新潟に戻って来た。
空港からバスに乗り、駅までの通り沿い。
並んだお店を見ると、見慣れない新しいお店があったり、こんなお店があったんだと、新鮮な気持ちで街を見た。
この春リニューアルした新潟駅前はすっかり変わって、みんな新しい駅にも慣れてしまったようだった。
対馬での暮らしは、まずはシンプルな自然がある。
街に行くといつも通い慣れたスーパーや、ホームセンターなど。
いつもが、変わらない営みだった。
なんだか浦島太郎になったような気がした。
昭和の雰囲気の対馬から帰ったら、令和6年になっていた。みたいな気分だ。
話を前回のお墓参りに戻しますと。
同行していた人に先に行ってもらい。
僕はライトを付けずに、足元がよく見えないので、よちよち歩きみたいな速度で進んだ。
石や木の根があり、足で探りながら進んで行く。
僕は一人になりたかった。
灯りがうんと遠くに行くと暗闇に包まれる。
ふと周りを見ると、蛍が飛んでいたり、森の中にポツポツ光が見えた。
よく見ると一筋並んで光っていたりする。
キノコが光っているようだ。
蛍より小さな光で、か弱い光を放っている。
その日は日中濃い霧に包まれていた。前日は大雨だったので菌類の動きも活発なんだろう。
一筋に並んでいるのは、倒木にキノコが並んで生えているからだとわかった。
偉人のお墓に失礼にも夜に入り、こんなに感動的な景色が見られて幸せで、何も怖くはなく、静かな暖かい森の空気に包まれて、むしろ心地良かった。
しばらくするとどっちだろうと、茂みの中で彼が待っていた。
こっちでしょうとお知らせして、また先に行ってもらった。
木の葉のトンネルの中は、流石に真っ暗で何も見えないので、所々ヘッドランプを付けた。
少し行くとまた彼が止まっていて、鳥居があって、そのさきに屋代があった。
もうここで終わりでしょう、と彼が言ったが、僕は昼間の偉人のお墓を写真で見た事があったので、いやまだ先に道があります、と言って道を探した。
屋代の横に細い道を見つけ、今度は僕が先に行った。
彼は僕の先を照らしてくれて、ライトが邪魔だったら言って下さい。消しますからと言ってくれた。
ちょっと進むと大木があった。ライトを消してもらった。
わずかに幹が光っている。
菌類か、苔か、立ち枯れした幹が、発光しているようだ。
そこでこの場所は明治時代まで、人が入ってはいけない場所だったと、彼にお話しさせて頂き。

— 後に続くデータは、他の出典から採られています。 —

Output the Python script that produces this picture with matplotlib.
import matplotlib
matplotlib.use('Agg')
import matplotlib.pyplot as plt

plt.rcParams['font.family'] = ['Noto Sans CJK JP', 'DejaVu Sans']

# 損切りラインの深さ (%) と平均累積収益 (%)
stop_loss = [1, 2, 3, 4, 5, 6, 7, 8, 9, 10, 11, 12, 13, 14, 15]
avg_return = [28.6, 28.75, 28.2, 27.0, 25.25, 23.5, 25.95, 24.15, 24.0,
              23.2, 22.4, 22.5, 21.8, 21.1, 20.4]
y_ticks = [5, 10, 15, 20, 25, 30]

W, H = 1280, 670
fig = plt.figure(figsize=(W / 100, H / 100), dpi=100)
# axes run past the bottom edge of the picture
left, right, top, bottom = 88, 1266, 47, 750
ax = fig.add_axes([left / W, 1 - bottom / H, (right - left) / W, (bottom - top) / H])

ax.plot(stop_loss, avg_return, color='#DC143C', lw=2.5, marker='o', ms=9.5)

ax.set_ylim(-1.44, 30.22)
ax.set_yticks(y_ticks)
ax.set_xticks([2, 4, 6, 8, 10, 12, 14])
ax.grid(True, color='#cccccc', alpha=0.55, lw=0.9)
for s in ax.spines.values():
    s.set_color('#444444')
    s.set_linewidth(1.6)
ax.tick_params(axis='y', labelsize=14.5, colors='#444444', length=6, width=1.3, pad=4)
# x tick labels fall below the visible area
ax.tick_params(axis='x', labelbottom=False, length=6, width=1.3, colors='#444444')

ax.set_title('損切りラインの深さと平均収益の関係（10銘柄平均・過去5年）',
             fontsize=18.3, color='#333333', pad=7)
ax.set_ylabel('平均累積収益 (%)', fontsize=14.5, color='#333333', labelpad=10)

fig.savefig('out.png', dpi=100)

興味本位で行くところではないと、失礼ながら説明をした。
さらに道は険しく、石も大きくて進みにくくなって、見ると立て札があり、ここから先は土足厳禁と書いてあった。
彼に先にお参りさせてもらいますと断って、僕は靴と靴下を脱いで歩いた。
しっとり濡れた木の葉の感触が、なんとも気持ちよかった。
暫くして偉人のお墓が現れた。
お墓を照らさないようにヘッドランプを付けて、地面を照らした。
宿の主人が用意してくれた、お神酒と塩をお墓にお供えをして、お墓の前に両膝を付いてお祈りをした。
自然に感情が込み上げてきた。
何かのご縁で対馬まで来たこと、こんな機会が得られてとてもありがたくて、感謝の気持ちでいっぱいになり、いつまでもこの美しい島の自然が守られますように、とお祈りをした。
それと、皆さんを感動させる作品が作れますようにと、私事をお祈りした。
引き返すとその人も待っていてくれた。
お礼を言って、あなたもどうぞ、と言ったがその人は遠慮して、帰り道に向かった。
帰りながらも、時々振り返り、偉人に御礼を言って頭を下げた。